TEMPO.CO, Jakarta - Pengadilan Negeri Jakarta Selatan akan menggelar sidang putusan kasus gugatan Dwi Ariyani terhadap maskapai Etihad Airways, Senin, 4 Desember 2017. Dwi menggugat Etihad setahun lalu lantaran maskapai itu menolaknya saat akan terbang ke Jenewa, Swiss. Alasannya, Dwi menggunakan kursi roda tanpa pendampingan dan dianggap membahayakan penerbangan.

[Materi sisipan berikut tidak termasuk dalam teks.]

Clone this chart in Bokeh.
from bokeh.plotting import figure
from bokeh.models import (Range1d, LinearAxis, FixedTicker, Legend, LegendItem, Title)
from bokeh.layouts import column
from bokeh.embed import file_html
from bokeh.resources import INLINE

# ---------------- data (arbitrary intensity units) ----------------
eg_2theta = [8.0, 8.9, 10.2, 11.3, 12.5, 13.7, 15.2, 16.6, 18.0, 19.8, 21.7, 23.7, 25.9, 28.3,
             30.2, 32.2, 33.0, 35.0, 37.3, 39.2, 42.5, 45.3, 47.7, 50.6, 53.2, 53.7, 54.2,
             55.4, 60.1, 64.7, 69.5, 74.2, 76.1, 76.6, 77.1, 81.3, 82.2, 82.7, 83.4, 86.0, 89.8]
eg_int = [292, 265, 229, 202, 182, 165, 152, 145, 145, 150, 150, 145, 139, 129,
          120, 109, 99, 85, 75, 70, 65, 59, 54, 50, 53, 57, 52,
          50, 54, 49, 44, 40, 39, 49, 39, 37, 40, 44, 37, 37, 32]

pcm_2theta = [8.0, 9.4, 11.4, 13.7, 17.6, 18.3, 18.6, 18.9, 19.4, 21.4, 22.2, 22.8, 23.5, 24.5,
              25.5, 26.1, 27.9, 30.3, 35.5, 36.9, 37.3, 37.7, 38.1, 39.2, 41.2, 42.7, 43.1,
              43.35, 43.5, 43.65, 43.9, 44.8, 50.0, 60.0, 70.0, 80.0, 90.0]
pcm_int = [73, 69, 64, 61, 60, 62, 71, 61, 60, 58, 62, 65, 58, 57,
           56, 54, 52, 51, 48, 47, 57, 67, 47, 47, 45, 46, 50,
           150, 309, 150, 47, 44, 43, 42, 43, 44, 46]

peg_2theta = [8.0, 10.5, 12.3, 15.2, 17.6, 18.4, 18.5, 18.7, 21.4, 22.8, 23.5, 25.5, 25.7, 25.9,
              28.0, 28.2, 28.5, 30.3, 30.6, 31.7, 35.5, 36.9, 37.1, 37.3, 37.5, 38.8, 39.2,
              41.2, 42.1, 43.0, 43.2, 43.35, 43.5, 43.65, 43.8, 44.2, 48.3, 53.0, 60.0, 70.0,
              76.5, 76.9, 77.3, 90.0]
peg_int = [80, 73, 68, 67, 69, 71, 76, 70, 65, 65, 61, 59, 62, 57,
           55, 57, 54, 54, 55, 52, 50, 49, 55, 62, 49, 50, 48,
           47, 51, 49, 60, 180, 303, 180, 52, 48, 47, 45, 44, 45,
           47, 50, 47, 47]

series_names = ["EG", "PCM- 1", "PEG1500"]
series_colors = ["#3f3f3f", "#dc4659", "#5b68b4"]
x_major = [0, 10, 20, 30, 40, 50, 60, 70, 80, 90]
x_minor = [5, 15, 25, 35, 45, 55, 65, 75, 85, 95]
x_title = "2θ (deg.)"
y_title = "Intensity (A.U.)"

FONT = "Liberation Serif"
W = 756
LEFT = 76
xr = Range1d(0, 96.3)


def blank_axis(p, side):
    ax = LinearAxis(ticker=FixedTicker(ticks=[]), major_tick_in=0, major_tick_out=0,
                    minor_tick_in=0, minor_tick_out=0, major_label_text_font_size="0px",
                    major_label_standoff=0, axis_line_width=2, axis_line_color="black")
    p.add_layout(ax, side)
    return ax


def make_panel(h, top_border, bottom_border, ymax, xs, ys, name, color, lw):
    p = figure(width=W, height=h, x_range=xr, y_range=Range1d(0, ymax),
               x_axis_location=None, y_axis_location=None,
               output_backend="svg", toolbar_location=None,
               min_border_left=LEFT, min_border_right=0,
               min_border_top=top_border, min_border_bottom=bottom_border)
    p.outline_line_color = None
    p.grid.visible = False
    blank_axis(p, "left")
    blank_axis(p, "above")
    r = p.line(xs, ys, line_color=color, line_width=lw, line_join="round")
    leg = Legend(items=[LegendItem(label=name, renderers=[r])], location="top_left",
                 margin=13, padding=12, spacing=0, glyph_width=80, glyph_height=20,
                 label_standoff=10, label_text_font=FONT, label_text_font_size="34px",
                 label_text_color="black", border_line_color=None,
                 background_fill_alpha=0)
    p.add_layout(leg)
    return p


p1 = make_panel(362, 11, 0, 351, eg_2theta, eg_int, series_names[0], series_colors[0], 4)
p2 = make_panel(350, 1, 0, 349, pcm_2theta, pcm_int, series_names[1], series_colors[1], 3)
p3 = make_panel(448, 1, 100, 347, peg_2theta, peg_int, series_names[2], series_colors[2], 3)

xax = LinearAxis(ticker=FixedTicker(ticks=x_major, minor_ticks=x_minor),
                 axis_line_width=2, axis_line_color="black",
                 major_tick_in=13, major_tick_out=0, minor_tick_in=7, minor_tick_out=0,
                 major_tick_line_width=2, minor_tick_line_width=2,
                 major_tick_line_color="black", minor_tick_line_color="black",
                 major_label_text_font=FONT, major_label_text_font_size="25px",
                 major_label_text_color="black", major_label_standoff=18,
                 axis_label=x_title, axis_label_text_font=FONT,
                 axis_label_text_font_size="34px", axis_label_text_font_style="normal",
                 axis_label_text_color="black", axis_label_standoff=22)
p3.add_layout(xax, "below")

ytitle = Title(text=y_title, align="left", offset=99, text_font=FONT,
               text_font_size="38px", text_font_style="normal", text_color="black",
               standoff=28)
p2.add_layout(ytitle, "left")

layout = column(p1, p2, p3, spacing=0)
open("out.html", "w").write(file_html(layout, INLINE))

Kuasa hukum Dwi, Ikhwan Fahrojih, berharap hakim memahami duduk perkara ini dengan baik, benar, dan tepat, sehingga dapat menjatuhkan putusan secara adil serta tidak diskriminatif bagi penyandang disabilitas.

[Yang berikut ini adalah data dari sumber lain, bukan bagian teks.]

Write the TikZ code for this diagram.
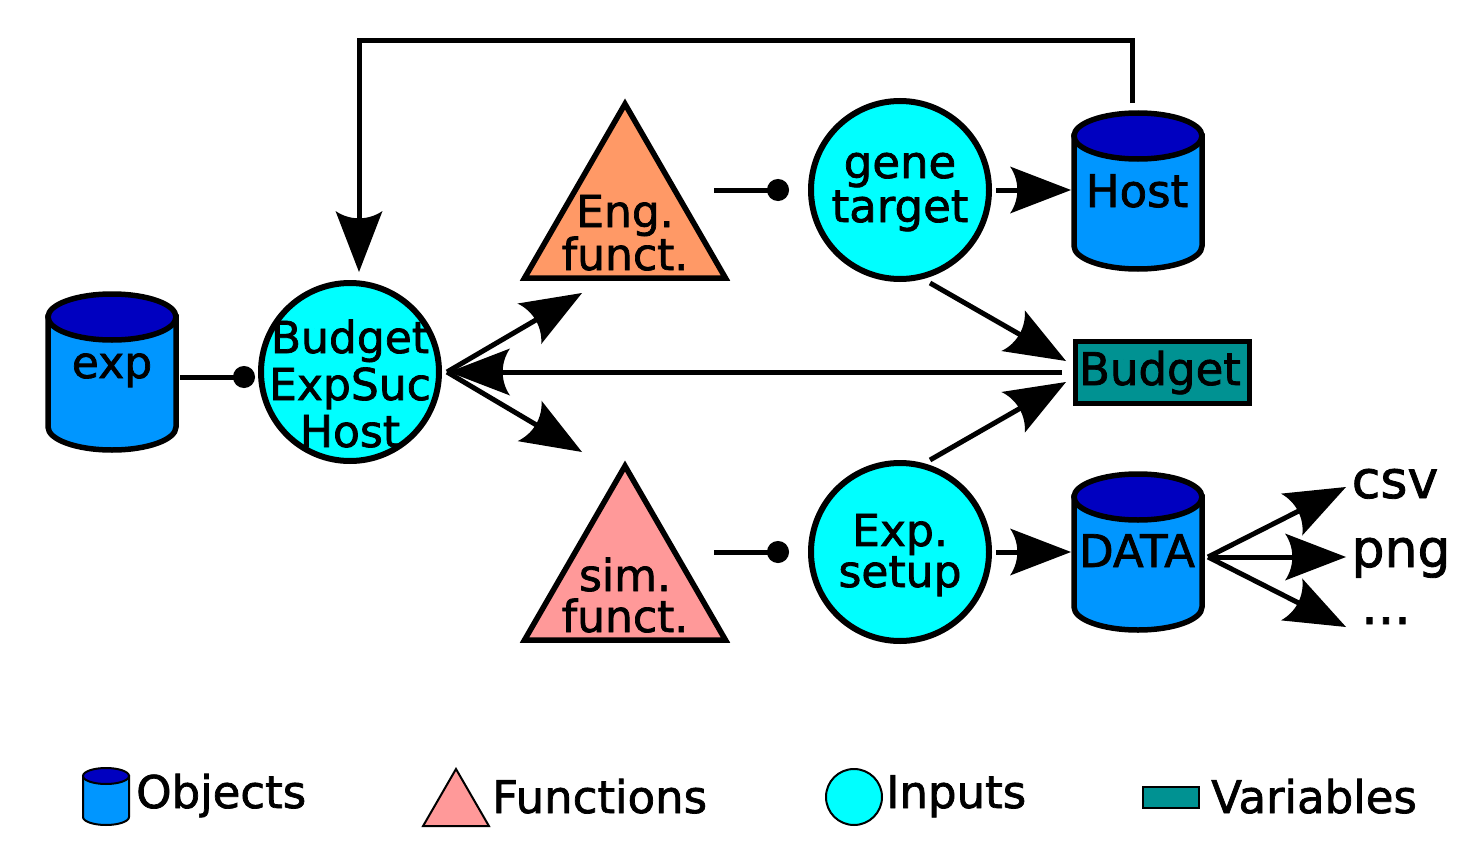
\documentclass[tikz,border=0pt]{standalone}
\usepackage{fontspec}
\setmainfont{DejaVu Sans}[FakeBold=1.6]
\usetikzlibrary{arrows.meta,shapes.geometric}
\definecolor{objbody}{RGB}{0,150,255}
\definecolor{objtop}{RGB}{0,0,192}
\definecolor{inp}{RGB}{0,255,255}
\definecolor{varc}{RGB}{0,146,146}
\definecolor{engc}{RGB}{255,153,102}
\definecolor{simc}{RGB}{255,153,153}
\pgfdeclarearrow{
  name = ArrowTwo,
  parameters = {\the\pgfarrowlength,\the\pgfarrowwidth},
  setup code = {
    \pgfarrowssettipend{0pt}
    \pgfarrowssetlineend{-0.75\pgfarrowlength}
    \pgfarrowssetbackend{-\pgfarrowlength}
    \pgfarrowshullpoint{0pt}{0pt}
    \pgfarrowsupperhullpoint{-\pgfarrowlength}{0.5\pgfarrowwidth}
    \pgfarrowssavethe\pgfarrowlength
    \pgfarrowssavethe\pgfarrowwidth
  },
  drawing code = {
    \pgfpathmoveto{\pgfpointorigin}
    \pgfpathlineto{\pgfqpoint{-\pgfarrowlength}{-0.5\pgfarrowwidth}}
    \pgfpathcurveto{\pgfqpoint{-0.84\pgfarrowlength}{-0.2\pgfarrowwidth}}{\pgfqpoint{-0.84\pgfarrowlength}{0.2\pgfarrowwidth}}{\pgfqpoint{-\pgfarrowlength}{0.5\pgfarrowwidth}}
    \pgfpathclose
    \pgfusepathqfill
  },
  defaults = {length = 60pt, width = 45pt}
}
\newcommand\drawcyl[6]{%
  \filldraw[fill=objbody, line width=#6] (#1-#4,#2) -- (#1-#4,#3) arc[start angle=180,end angle=360,x radius=#4pt,y radius=#5pt] -- (#1+#4,#2) -- cycle;
  \filldraw[fill=objtop, line width=#6] (#1,#2) ellipse[x radius=#4pt,y radius=#5pt];}
\tikzset{
  inpc/.style={circle, draw, line width=6pt, fill=inp, minimum size=178pt, inner sep=0pt},
  tri/.style={regular polygon, regular polygon sides=3, draw, line width=5.5pt, minimum size=232pt, inner sep=0pt},
  lbl/.style={align=center, inner sep=0pt, anchor=base},
  big/.style={-{ArrowTwo[length=61pt,width=47pt]}, line width=5pt},
  dotline/.style={-{Circle[length=22pt]}, line width=5pt},
  leg/.style={inner sep=0pt, anchor=base west, font=\fontsize{45}{45}\selectfont},
}
\begin{document}
\begin{tikzpicture}[x=1pt,y=-1pt]
\useasboundingbox (0,0) rectangle (1476,859);
% cylinders
\drawcyl{112}{317}{427}{64}{23}{5.5pt}
\drawcyl{1138}{136}{246}{64}{23}{5.5pt}
\drawcyl{1138}{497}{607}{64}{23}{5.5pt}
\node[lbl, font=\fontsize{44}{44}\selectfont] (exp) at (112,378) {exp};
\node[lbl, font=\fontsize{45}{45}\selectfont] (host) at (1137,207) {Host};
\node[lbl, font=\fontsize{45}{45}\selectfont] (data) at (1137,567) {DATA};
% inputs
\node[inpc] (bud) at (350,372) {};
\node[inpc] (gt) at (900,190) {};
\node[inpc] (es) at (900,552) {};
\node[lbl, font=\fontsize{44}{47}\selectfont] (budt) at (350,447) {Budget\\ExpSuc\\Host};
\node[lbl, font=\fontsize{45}{44}\selectfont] (gtt) at (900,222) {gene\\target};
\node[lbl, font=\fontsize{44}{40}\selectfont] (est) at (900,587) {Exp.\\setup};
% functions
\node[tri, fill=engc] (eng) at (625,220) {};
\node[tri, fill=simc] (sim) at (625,582) {};
\node[lbl, font=\fontsize{44}{43}\selectfont] (engt) at (625,270) {Eng.\\funct.};
\node[lbl, font=\fontsize{44}{41}\selectfont] (simt) at (625,632) {sim.\\funct.};
% variable
\node[draw, line width=5pt, fill=varc, minimum width=174pt, minimum height=62pt, inner sep=0pt] (var) at (1162,372) {};
\node[lbl, font=\fontsize{45}{45}\selectfont] (vart) at (1160,385) {Budget};
% outputs
\node[lbl, font=\fontsize{52}{52}\selectfont] (csv) at (1395,498) {csv};
\node[lbl, font=\fontsize{52}{52}\selectfont] (png) at (1401,567) {png};
\node[lbl, font=\fontsize{52}{52}\selectfont] (dots) at (1386,624) {...};
% coordinates
\coordinate (expR) at (180,377);
\coordinate (budDot) at (255,377);
\coordinate (engR) at (714,190);
\coordinate (gtDot) at (789,190);
\coordinate (simR) at (714,552);
\coordinate (esDot) at (789,552);
\coordinate (budE) at (447,372);
\coordinate (engIn) at (582,293);
\coordinate (simIn) at (582,452);
\coordinate (varW) at (1062,372);
\coordinate (budTip) at (449,372);
\coordinate (gtSE) at (930,283);
\coordinate (esNE) at (930,460);
\coordinate (varIn1) at (1066,361);
\coordinate (varIn2) at (1066,382);
\coordinate (gtE) at (996,190);
\coordinate (hostW) at (1071,190);
\coordinate (esE) at (996,552);
\coordinate (dataW) at (1071,552);
\coordinate (dataE) at (1208,557);
\coordinate (csvIn) at (1346,487);
\coordinate (pngIn) at (1346,557);
\coordinate (dotsIn) at (1346,627);
\coordinate (hostTop) at (1132,103);
\coordinate (c1) at (1132,41);
\coordinate (c2) at (359,41);
\coordinate (budTop) at (359,272);
% connectors
\draw[dotline] (expR) -- (budDot);
\draw[dotline] (engR) -- (gtDot);
\draw[dotline] (simR) -- (esDot);
\draw[big] (budE) -- (engIn);
\draw[big] (budE) -- (simIn);
\draw[big] (varW) -- (budTip);
\draw[big] (gtSE) -- (varIn1);
\draw[big] (esNE) -- (varIn2);
\draw[big] (gtE) -- (hostW);
\draw[big] (esE) -- (dataW);
\draw[big] (dataE) -- (csvIn);
\draw[big] (dataE) -- (pngIn);
\draw[big] (dataE) -- (dotsIn);
\draw[big] (hostTop) -- (c1) -- (c2) -- (budTop);
% legend
\drawcyl{106}{776}{817}{23}{8}{2pt}
\node[regular polygon, regular polygon sides=3, draw, line width=2pt, fill=simc, minimum size=76pt, inner sep=0pt] (legtri) at (456,807) {};
\node[circle, draw, line width=2pt, fill=inp, minimum size=56pt, inner sep=0pt] (legcir) at (854,797) {};
\node[draw, line width=2pt, fill=varc, minimum width=56pt, minimum height=21pt, inner sep=0pt] (legvar) at (1171,797) {};
\node[leg] (legobj) at (136,808) {Objects};
\node[leg] (legfun) at (492,813) {Functions};
\node[leg] (leginp) at (886,808) {Inputs};
\node[leg] (legvart) at (1211,813) {Variables};
\end{tikzpicture}
\end{document}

"Harapan kami putusan ini akan menjadi preseden baik bagi perlindungan hak-hak disabilitas, khususnya hak bermobilitas secara mandiri bagi penyandang disabilitas." kata nya kepada Tempo.

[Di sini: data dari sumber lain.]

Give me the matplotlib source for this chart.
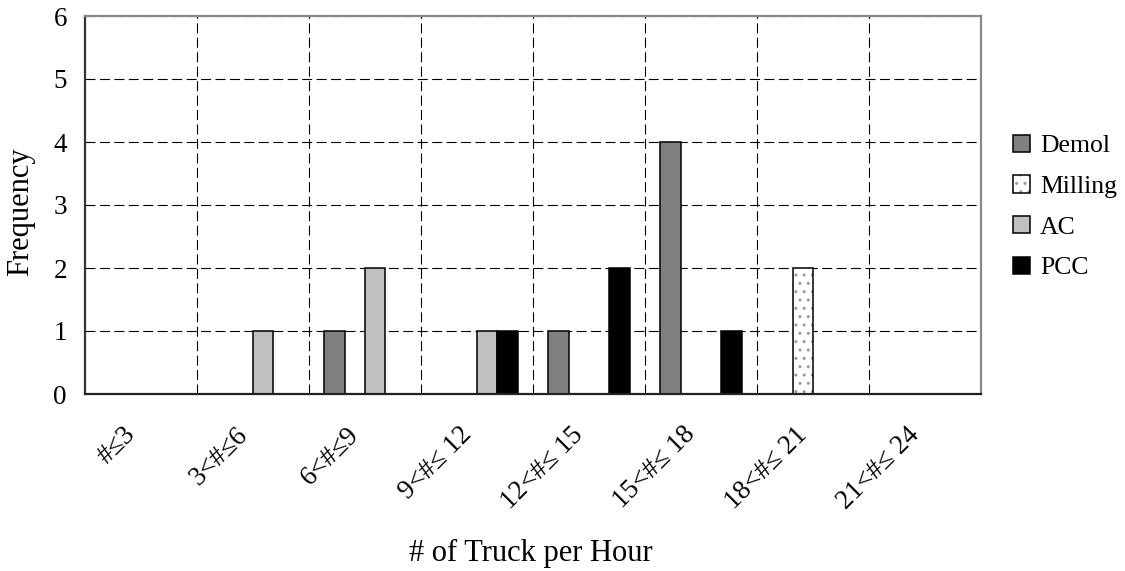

Letak pentingnya putusan ini, kata dia, bukan sekadar masalah Dwi semata, melainkan juga perlindungan hak-hak disabilitas secara umum di Indonesia. Termasuk dijamin tidaknya hak-hak difabel dalam memanfaatkan moda transportasi, khususnya udara. "Putusan ini bukan hanya ditunggu Bu Dwi, melainkan juga penyandang difabel di Indonesia."
Pada 3 April 2016, Etihad Airways menurunkan Dwi, penyandang disabilitas, yang hendak bepergian seorang diri ke Jenewa untuk mengikuti kegiatan training menggunakan kursi roda. Alasannya, Dwi dinilai tidak dapat menyelamatkan diri dan pergi seorang diri tanpa pendamping.
Padahal, kata Ikhwan, selama ini, Dwi sudah melakukan perjalanan seorang diri untuk mengikuti konferensi atau training ke luar negeri dan tidak pernah ada masalah. "Di antaranya perjalanan itu adalah ke Jenewa seorang diri," tuturnya.
Kasus ini telah dibawa ke pengadilan serta telah ada kesaksian dari ahli terkait dengan kasus ini. "Apa yang sudah dilakukan Etihad Airways adalah sebuah bentuk perlakuan diskriminatif dilihat dari sisi hak asasi manusia dan peraturan yang ada di negara Indonesia."
Setelah hampir satu tahun berproses di pengadilan dan sempat mengalami penundaan oleh majelis hakim, agenda keputusan kasus Etihad Airways akan digelar hari ini.